▶ **WHAT YOU WILL DO**
Leave the pictures out and quote every line from the start of the listing to the line with "8.08, 2.88, 2.63, 0.50, 1.45, -3.43]", inclusive.

▶ **DATA BLOCK**
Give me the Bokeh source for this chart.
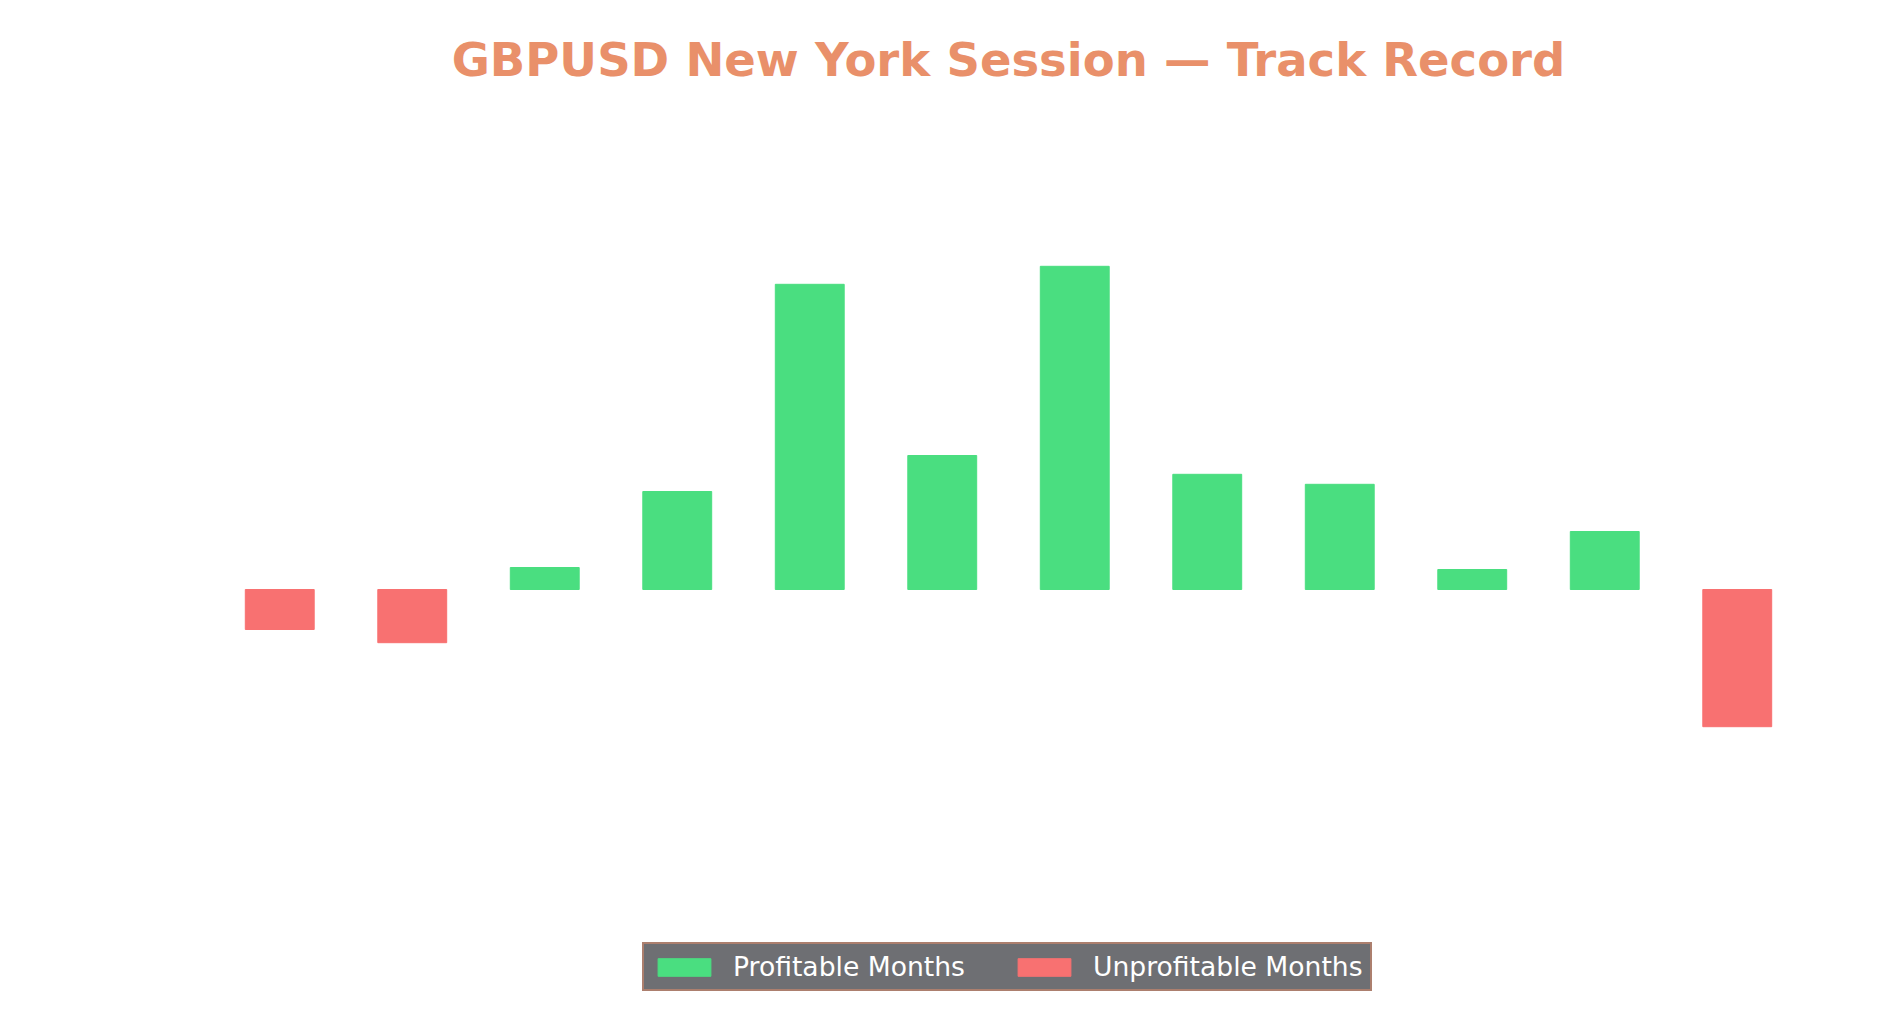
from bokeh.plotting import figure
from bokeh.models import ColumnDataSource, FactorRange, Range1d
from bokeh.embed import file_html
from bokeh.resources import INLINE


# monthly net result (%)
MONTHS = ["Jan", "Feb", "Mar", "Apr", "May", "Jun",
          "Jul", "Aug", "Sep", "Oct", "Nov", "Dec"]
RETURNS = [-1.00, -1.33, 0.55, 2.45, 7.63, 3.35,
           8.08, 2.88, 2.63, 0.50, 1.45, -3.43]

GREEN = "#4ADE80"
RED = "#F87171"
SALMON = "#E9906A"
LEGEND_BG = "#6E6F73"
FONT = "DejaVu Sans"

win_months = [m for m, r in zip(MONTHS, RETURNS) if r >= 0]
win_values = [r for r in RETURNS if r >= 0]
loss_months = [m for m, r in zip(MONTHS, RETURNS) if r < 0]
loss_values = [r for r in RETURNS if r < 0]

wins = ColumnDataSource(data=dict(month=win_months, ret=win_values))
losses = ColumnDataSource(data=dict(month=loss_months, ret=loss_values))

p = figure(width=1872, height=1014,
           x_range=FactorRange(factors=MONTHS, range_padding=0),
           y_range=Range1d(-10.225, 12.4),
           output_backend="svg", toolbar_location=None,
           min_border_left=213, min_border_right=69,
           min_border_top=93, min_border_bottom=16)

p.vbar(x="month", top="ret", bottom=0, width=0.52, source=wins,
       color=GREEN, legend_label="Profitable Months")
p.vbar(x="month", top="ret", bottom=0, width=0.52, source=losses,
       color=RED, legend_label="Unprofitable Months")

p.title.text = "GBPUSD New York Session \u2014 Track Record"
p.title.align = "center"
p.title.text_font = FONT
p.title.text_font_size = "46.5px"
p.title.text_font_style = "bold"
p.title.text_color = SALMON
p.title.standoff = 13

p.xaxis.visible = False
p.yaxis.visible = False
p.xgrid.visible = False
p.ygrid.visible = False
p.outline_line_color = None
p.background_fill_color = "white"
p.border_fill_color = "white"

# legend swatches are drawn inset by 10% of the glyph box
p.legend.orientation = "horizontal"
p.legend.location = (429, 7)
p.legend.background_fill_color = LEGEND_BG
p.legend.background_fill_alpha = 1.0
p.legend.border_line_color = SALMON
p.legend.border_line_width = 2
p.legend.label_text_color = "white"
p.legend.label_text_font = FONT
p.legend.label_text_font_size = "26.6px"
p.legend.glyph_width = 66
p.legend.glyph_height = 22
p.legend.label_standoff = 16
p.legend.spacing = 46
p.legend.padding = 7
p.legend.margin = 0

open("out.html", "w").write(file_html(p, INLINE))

▶ **WRITTEN REPLY**
Give me the Bokeh source for this chart.
from bokeh.plotting import figure
from bokeh.models import ColumnDataSource, FactorRange, Range1d
from bokeh.embed import file_html
from bokeh.resources import INLINE


# monthly net result (%)
MONTHS = ["Jan", "Feb", "Mar", "Apr", "May", "Jun",
          "Jul", "Aug", "Sep", "Oct", "Nov", "Dec"]
RETURNS = [-1.00, -1.33, 0.55, 2.45, 7.63, 3.35,
           8.08, 2.88, 2.63, 0.50, 1.45, -3.43]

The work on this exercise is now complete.